The animals, known locally as the hangul, will be fitted with Global Positioning System (GPS) collars to track them, an official said.
"GPS technology has brought great hope for this poor animal," M.S. Bacha, the chief wildlife warden for Kashmir, told Reuters. "We can't physically reach many hangul habitats in dense forests and mountains."
The first animals will be fitted with a GPS collar in the next few weeks in forests near the village of Dachigam 25 km (15 miles) northeast of the state's summer capital, Srinagar.
"Since they move in herds we will attach collars to about 10 hanguls initially," Bacha added.

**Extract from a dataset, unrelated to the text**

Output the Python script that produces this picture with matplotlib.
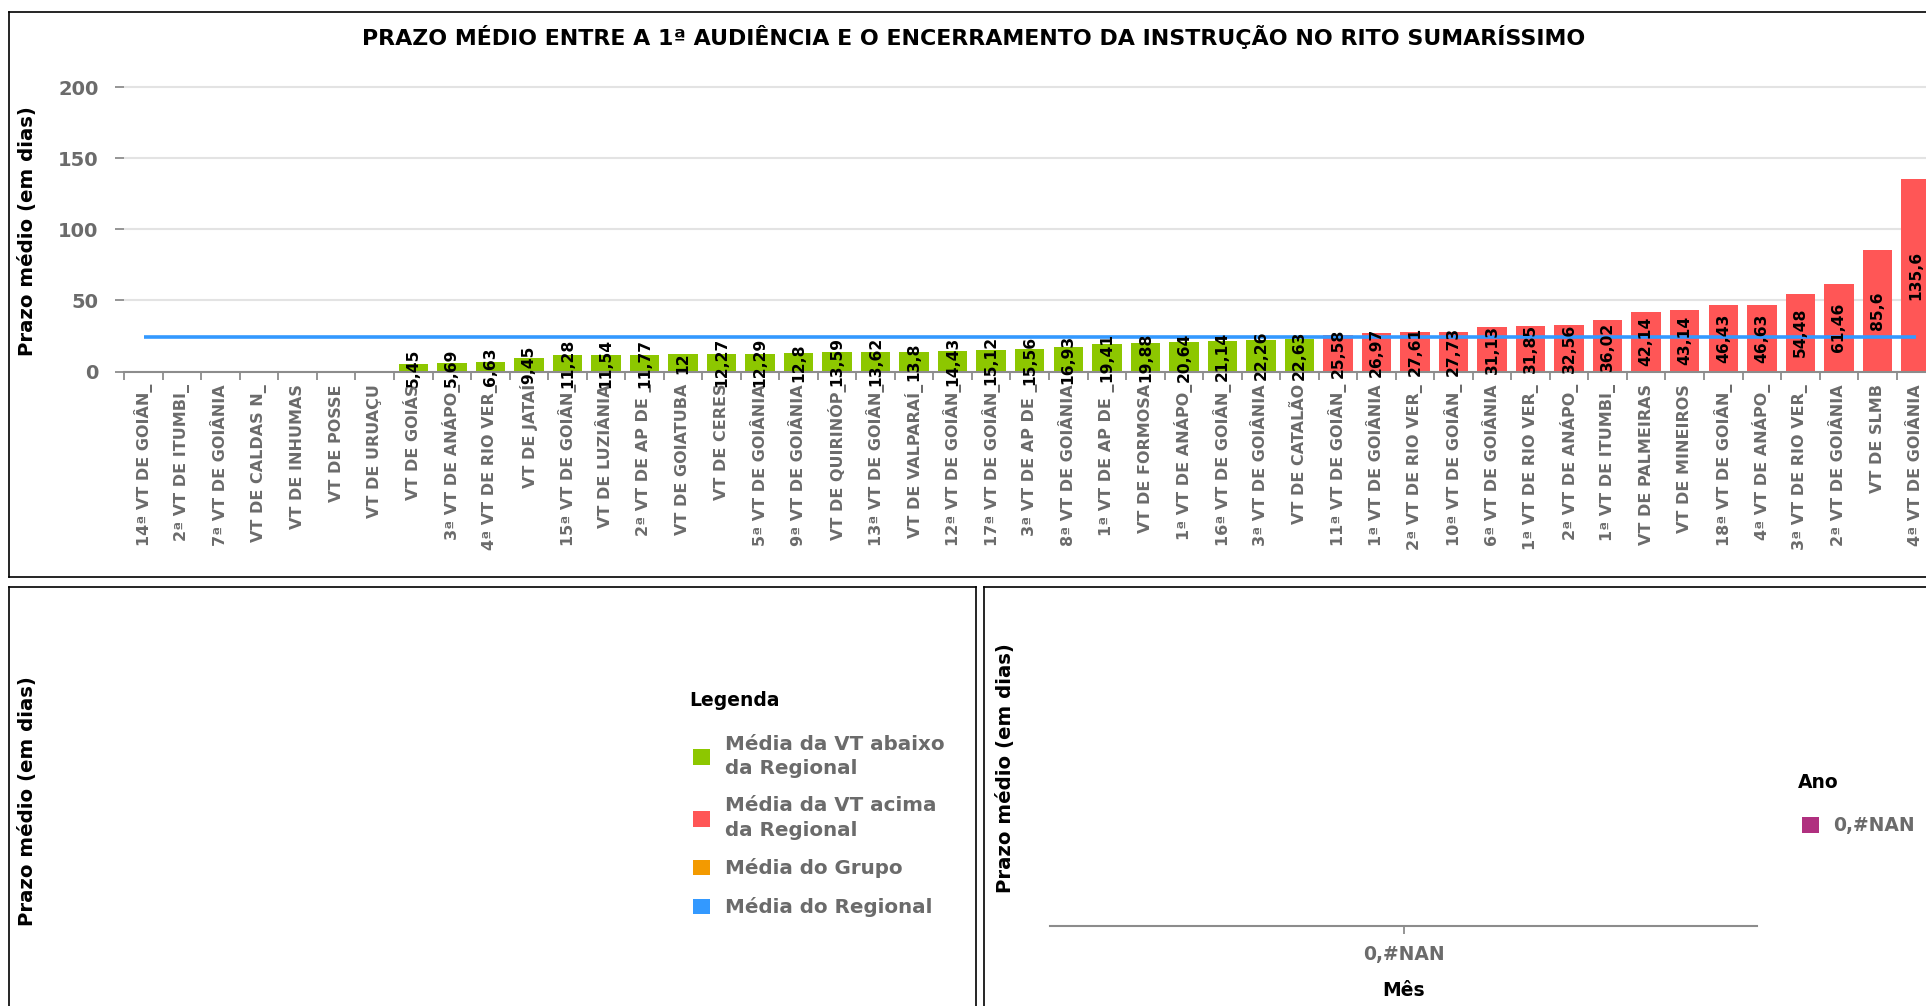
import numpy as np
import matplotlib
matplotlib.use('Agg')
import matplotlib.pyplot as plt
from matplotlib.patches import Patch

# --- DADOS ---
varas = [
    "14ª VT DE GOIÂN_", "2ª VT DE ITUMBI_", "7ª VT DE GOIÂNIA", "VT DE CALDAS N_",
    "VT DE INHUMAS", "VT DE POSSE", "VT DE URUAÇU", "VT DE GOIÁS",
    "3ª VT DE ANÁPO_", "4ª VT DE RIO VER_", "VT DE JATAÍ", "15ª VT DE GOIÂN_",
    "VT DE LUZIÂNIA", "2ª VT DE AP DE _", "VT DE GOIATUBA", "VT DE CERES",
    "5ª VT DE GOIÂNIA", "9ª VT DE GOIÂNIA", "VT DE QUIRINÓP_", "13ª VT DE GOIÂN_",
    "VT DE VALPARAÍ_", "12ª VT DE GOIÂN_", "17ª VT DE GOIÂN_", "3ª VT DE AP DE _",
    "8ª VT DE GOIÂNIA", "1ª VT DE AP DE _", "VT DE FORMOSA", "1ª VT DE ANÁPO_",
    "16ª VT DE GOIÂN_", "3ª VT DE GOIÂNIA", "VT DE CATALÃO", "11ª VT DE GOIÂN_",
    "1ª VT DE GOIÂNIA", "2ª VT DE RIO VER_", "10ª VT DE GOIÂN_", "6ª VT DE GOIÂNIA",
    "1ª VT DE RIO VER_", "2ª VT DE ANÁPO_", "1ª VT DE ITUMBI_", "VT DE PALMEIRAS",
    "VT DE MINEIROS", "18ª VT DE GOIÂN_", "4ª VT DE ANÁPO_", "3ª VT DE RIO VER_",
    "2ª VT DE GOIÂNIA", "VT DE SLMB", "4ª VT DE GOIÂNIA",
]
prazo_medio = [
    np.nan, np.nan, np.nan, np.nan, np.nan, np.nan, np.nan,
    5.45, 5.69, 6.63, 9.45, 11.28, 11.54, 11.77, 12, 12.27, 12.29, 12.8,
    13.59, 13.62, 13.8, 14.43, 15.12, 15.56, 16.93, 19.41, 19.88, 20.64,
    21.14, 22.26, 22.63, 25.58, 26.97, 27.61, 27.73, 31.13, 31.85, 32.56,
    36.02, 42.14, 43.14, 46.43, 46.63, 54.48, 61.46, 85.6, 135.6,
]
media_regional = 24.5
y_ticks = [0, 50, 100, 150, 200]

itens_legenda = ["Média da VT abaixo\nda Regional", "Média da VT acima\nda Regional",
                 "Média do Grupo", "Média do Regional"]
meses = ["0,#NAN"]
prazo_mes = [np.nan]
anos = ["0,#NAN"]

# --- ESTILO ---
COR_ABAIXO = '#8dc700'
COR_ACIMA = '#ff5656'
COR_GRUPO = '#f39a00'
COR_REGIONAL = '#3399ff'
COR_ANO = '#b0307f'
CINZA = '#6b6b6b'
CINZA_EIXO = '#8c8c8c'

W, H = 1926, 1006


def caixa(x0, y0, x1, y1):
    # converte caixa em pixels (origem no topo) para fração da figura
    return [x0 / W, 1 - y1 / H, (x1 - x0) / W, (y1 - y0) / H]


fig = plt.figure(figsize=(W / 100, H / 100), dpi=100)

# molduras dos três painéis
for pos in [caixa(9, 12, 1990, 577), caixa(9, 587, 976, 1040), caixa(984, 587, 1990, 1040)]:
    p = fig.add_axes(pos, zorder=0)
    p.set_xticks([])
    p.set_yticks([])
    for s in p.spines.values():
        s.set_linewidth(1.2)
        s.set_color('black')

# --- GRÁFICO PRINCIPAL ---
ax = fig.add_axes(caixa(124.3, 79.9, 1935.2, 371.5), zorder=1)
ax.set_facecolor('none')

x = np.arange(len(varas))
prazo = np.array(prazo_medio, dtype=float)
tem = ~np.isnan(prazo)
cores = np.where(prazo[tem] < media_regional, COR_ABAIXO, COR_ACIMA)

ax.bar(x[tem], prazo[tem], width=0.765, color=cores, zorder=2)
ax.plot([x[0], x[-1]], [media_regional, media_regional], color=COR_REGIONAL,
        linewidth=2.6, solid_capstyle='butt', zorder=3)

for xi, v in zip(x[tem], prazo[tem]):
    ax.text(xi, v / 2, f"{v:g}".replace('.', ','), rotation=90, ha='center',
            va='center', fontsize=11.2, fontweight='bold', color='black', zorder=4)

ax.set_xlim(-0.5, len(x) - 0.5)
ax.set_ylim(0, 205)
ax.set_xticks(x)
ax.set_xticklabels(varas, rotation=90, fontsize=11.5, fontweight='bold', color=CINZA)
ax.set_xticks(np.arange(len(x) + 1) - 0.5, minor=True)
ax.tick_params(axis='x', which='major', length=0, pad=9)
ax.tick_params(axis='x', which='minor', length=5.8, width=1.3, color=CINZA_EIXO)
ax.set_yticks(y_ticks)
ax.tick_params(axis='y', length=6.5, width=1.3, color=CINZA_EIXO, pad=12,
               labelsize=14, labelcolor=CINZA)
plt.setp(ax.get_yticklabels(), fontweight='bold')
ax.yaxis.grid(True, color='#e3e3e3', linewidth=1.5)
ax.set_axisbelow(True)
for lado in ['left', 'top', 'right']:
    ax.spines[lado].set_visible(False)
ax.spines['bottom'].set_color(CINZA_EIXO)
ax.spines['bottom'].set_linewidth(1.5)

fig.text(974 / W, 1 - 37 / H,
         'PRAZO MÉDIO ENTRE A 1ª AUDIÊNCIA E O ENCERRAMENTO DA INSTRUÇÃO NO RITO SUMARÍSSIMO',
         ha='center', va='center', fontsize=15.9, fontweight='bold', color='black')

# rótulos dos eixos y dos painéis
for xp, yp in [(27, 231), (27, 801), (1005, 768)]:
    fig.text(xp / W, 1 - yp / H, 'Prazo médio (em dias)', rotation=90, ha='center',
             va='center', fontsize=14.2, fontweight='bold', color='black')

# --- LEGENDA (painel inferior esquerdo) ---
fig.text(689 / W, 1 - 700 / H, 'Legenda', ha='left', va='center',
         fontsize=13.5, fontweight='bold', color='black')
leg = fig.legend(handles=[Patch(facecolor=c, edgecolor='none')
                          for c in [COR_ABAIXO, COR_ACIMA, COR_GRUPO, COR_REGIONAL]],
                 labels=itens_legenda, loc='upper left',
                 bbox_to_anchor=(693 / W, 1 - 734.5 / H), bbox_transform=fig.transFigure,
                 frameon=False, prop={'size': 14.3, 'weight': 'bold'}, labelcolor=CINZA,
                 handlelength=0.85, handleheight=0.85, handletextpad=0.75,
                 labelspacing=0.95, borderpad=0, borderaxespad=0)
for t in leg.get_texts():
    t.set_linespacing(1.34)

# --- GRÁFICO MENSAL (painel inferior direito) ---
ax2 = fig.add_axes(caixa(1050, 610, 1757, 926), zorder=1)
ax2.set_facecolor('none')
xm = np.arange(len(meses))
pm = np.array(prazo_mes, dtype=float)
ax2.bar(xm[~np.isnan(pm)], pm[~np.isnan(pm)], width=0.6, color=COR_ANO)
ax2.set_xlim(-0.5, len(meses) - 0.5)
ax2.set_ylim(0, 1)
ax2.set_xticks(xm)
ax2.set_xticklabels(meses, fontsize=13.5, fontweight='bold', color=CINZA)
ax2.tick_params(axis='x', length=5.8, width=1.3, color=CINZA_EIXO, pad=7.8)
ax2.set_yticks([])
for lado in ['left', 'top', 'right']:
    ax2.spines[lado].set_visible(False)
ax2.spines['bottom'].set_color(CINZA_EIXO)
ax2.spines['bottom'].set_linewidth(1.5)
ax2.set_xlabel('Mês', fontsize=13.5, fontweight='bold', color='black', labelpad=12)

fig.text(1798 / W, 1 - 783 / H, 'Ano', ha='left', va='center',
         fontsize=13.5, fontweight='bold', color='black')
fig.legend(handles=[Patch(facecolor=COR_ANO, edgecolor='none')], labels=anos,
           loc='upper left', bbox_to_anchor=(1802 / W, 1 - 816.5 / H),
           bbox_transform=fig.transFigure, frameon=False,
           prop={'size': 13.5, 'weight': 'bold'}, labelcolor=CINZA,
           handlelength=0.9, handleheight=0.9, handletextpad=0.75,
           borderpad=0, borderaxespad=0)

fig.savefig('out.png', dpi=100)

The government will also set up a breeding centre and deer park in the hill resorts of Pahalgam and Gulmarg in a bid to reverse the animal's decline, which officials said, had been hastened by the conflict in the Himalayan region.
"There was lawlessness in the valley and the poor animal was ruthlessly slaughtered and its meat was openly sold here in this area," said Abdul Qadir, a 55-year-old Dachigam villager.
People convicted of killing endangered animals can be jailed for up to seven years under Indian wildlife laws.
"Besides GPS tracking, the government should a launch a comprehensive awareness campaign to save the hangul, which is the pride of Kashmir," said Abdul Qayoom Sheikh, a wildlife expert.
More than 45,000 people have died in Kashmir since Muslim militants launched an armed revolt against Indian rule in 1989.